March 11 2012 03:49PM
So NHL clubs are complaining about Hockey Night in Canada, eh?
There are two things to consider here. First of all, of course NHL teams are going to want to make comments about the coverage they are getting. They are in a contract with their broadcasters, they are going to feel a certain level of 'partnership' is their due.
But it should be remembered who is paying whom. The CBC pays the NHL for the right to broadcast the games. As a media outlet, it's their job to report the story, no matter what that story might be. Sometimes that story might be somewhat embarassing to the NHL or one of its teams. Run your team badly? Players unhappy? Fans unhappy? If there's a story, Hockey Night in Canada would not be doing their job if they let the story go idle.
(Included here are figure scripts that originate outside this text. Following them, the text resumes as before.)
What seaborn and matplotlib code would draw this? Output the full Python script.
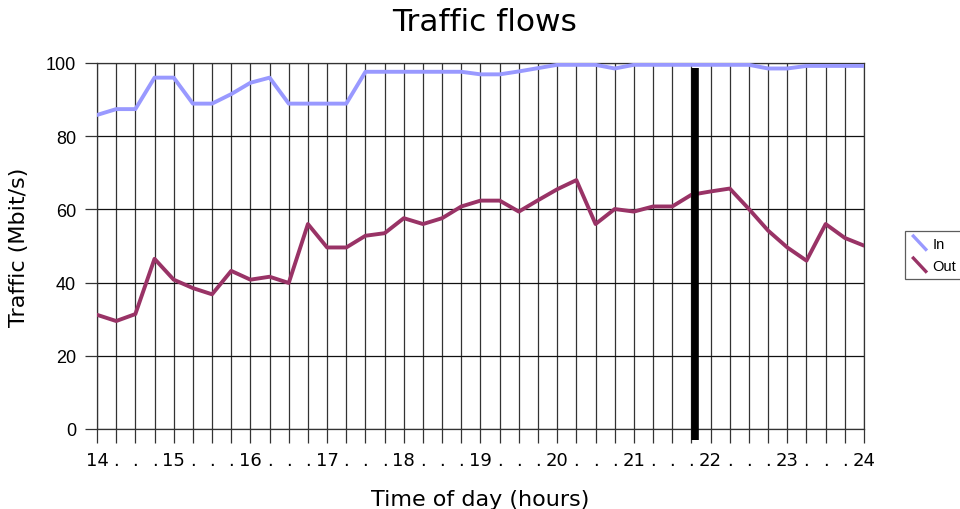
import numpy as np
import pandas as pd
import matplotlib
matplotlib.use("Agg")
import matplotlib.pyplot as plt
from matplotlib.lines import Line2D
from matplotlib.legend_handler import HandlerBase
import seaborn as sns

# quarter-hour samples from 14:00 to 24:00
hours = [14 + q * 0.25 for q in range(41)]

traffic_in = [85.8, 87.4, 87.4, 96.0, 96.0, 88.9, 88.9, 91.5, 94.6, 96.0,
              88.9, 88.9, 88.9, 88.9, 97.6, 97.6, 97.6, 97.6, 97.6, 97.6,
              96.9, 96.9, 97.7, 98.6, 99.5, 99.5, 99.5, 98.5, 99.5, 99.5,
              99.5, 99.5, 99.5, 99.5, 99.5, 98.5, 98.5, 99.2, 99.2, 99.2,
              99.2]

traffic_out = [31.2, 29.5, 31.4, 46.5, 40.8, 38.5, 36.8, 43.2, 40.8, 41.6,
               39.9, 56.0, 49.6, 49.6, 52.8, 53.5, 57.6, 56.0, 57.6, 60.8,
               62.4, 62.4, 59.4, 62.5, 65.5, 68.0, 56.0, 60.1, 59.4, 60.8,
               60.8, 64.0, 64.9, 65.7, 60.1, 54.2, 49.6, 46.0, 56.0, 52.2,
               50.1]

series_names = ["In", "Out"]
colors = {"In": "#9999ff", "Out": "#993366"}
now_marker = 21.8

x_labels = [str(int(h)) if h == int(h) else "." for h in hours]

df = pd.DataFrame({
    "hour": hours * 2,
    "traffic": traffic_in + traffic_out,
    "series": ["In"] * len(hours) + ["Out"] * len(hours),
})


# legend keys drawn as short diagonal strokes
class DiagHandler(HandlerBase):
    def create_artists(self, legend, orig_handle, xdescent, ydescent,
                       width, height, fontsize, trans):
        ln = Line2D([-xdescent + 1, -xdescent + width - 1],
                    [-ydescent + height + 2, -ydescent - 2],
                    color=orig_handle.get_color(), lw=2.4,
                    solid_capstyle="butt", transform=trans)
        return [ln]


sns.set_style("white")
plt.rcParams["font.family"] = ["DejaVu Sans"]
plt.rcParams["text.color"] = "black"
plt.rcParams["axes.labelcolor"] = "black"
plt.rcParams["xtick.color"] = "black"
plt.rcParams["ytick.color"] = "black"

fig = plt.figure(figsize=(9.6, 5.1), dpi=100)
ax = fig.add_axes([97 / 960, 1 - 430 / 510, 767 / 960, 366 / 510])

# grid
for h in hours:
    ax.axvline(h, color="#333333", lw=0.9, zorder=1)
for v in range(0, 101, 20):
    ax.axhline(v, color="#111111", lw=0.9, zorder=1)

sns.lineplot(data=df, x="hour", y="traffic", hue="series",
             hue_order=series_names, palette=colors, lw=2.8,
             legend=False, ax=ax, zorder=3)

# current time bar
ax.plot([now_marker, now_marker], [-3, 98.6], color="black", lw=5.5,
        solid_capstyle="butt", clip_on=False, zorder=4)

ax.set_xlim(14, 24)
ax.set_ylim(0, 100)
ax.set_xticks(hours)
ax.set_xticklabels(x_labels, fontsize=13)
ax.set_yticks(range(0, 101, 20))
ax.set_yticklabels([str(v) for v in range(0, 101, 20)], fontsize=13,
                   family="Liberation Sans")
ax.tick_params(axis="x", length=10, width=0.9, color="#333333", pad=6,
               direction="out", bottom=True, labelcolor="black")
ax.tick_params(axis="y", length=9, width=0.9, color="#333333", pad=6,
               direction="out", left=True, labelcolor="black")
for s in ax.spines.values():
    s.set_color("#333333")
    s.set_linewidth(0.9)

ax.set_xlabel("Time of day (hours)", fontsize=16, labelpad=14, color="black")
ax.set_ylabel("Traffic (Mbit/s)", fontsize=16, labelpad=12, color="black")
fig.suptitle("Traffic flows", fontsize=22.5, x=485 / 960, y=0.985, va="top",
             color="black")

handles = [Line2D([], [], color=colors[n]) for n in series_names]
leg = fig.legend(handles, series_names, loc="upper left",
                 bbox_to_anchor=(905 / 960, 1 - 232 / 510),
                 handler_map={Line2D: DiagHandler()},
                 prop={"family": "Liberation Sans", "size": 10.5},
                 frameon=True, fancybox=False, borderpad=0.4,
                 handlelength=1.2, handletextpad=0.3, labelspacing=0.55,
                 borderaxespad=0)
leg.get_frame().set_edgecolor("#333333")
leg.get_frame().set_linewidth(0.9)
for t in leg.get_texts():
    t.set_color("black")

fig.savefig("out.png", dpi=100)
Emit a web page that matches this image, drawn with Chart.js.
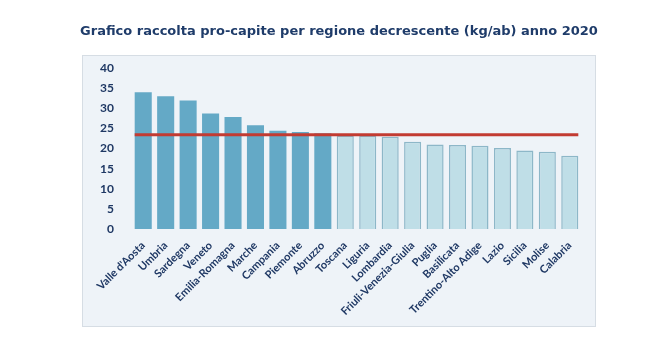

The complications lie in the fact that HNIC presumes they should get a heightened level of access because of all the money they are spending. This places them in a terrible ethical dilemma - the heightened access means they may develop a more intimate relationship with the people being reported-on than might develop otherwise. It's a difficult balance between trust and suspicion on the part of the NHL players and management who deal with reporters.
'Will this guy screw me if I give him the answers he really wants?'
It's not an unreasonable concern for guys like Brian Burke. He knows the media is hungry for any story, and anything he says gets vetted till the cows come home. Given how much time gets spent breaking down his words, it's not surprising Burke thinks it's his right to want to contribute to that discussion and to be able to air his grievances when he feels the commentary is unreasonable.
But, that doesn't mean he should be able to dictate what is being reported on. Burke is free to express his disappointment, and to make complaints about what is being said about him, but he shouldn't expect to get much in terms of results.
Are you keeping your responsibilty?
On the flip side, there is the danger of becoming too chummy with the sports guys. One need watch only a few minutes of a Sportsnet broadcast to see how far some will go. Is Dan Murphy really a journalist anymore?
It's a fine edge. The public wants to believe the sports news they get is authentic, not just the 'official' line.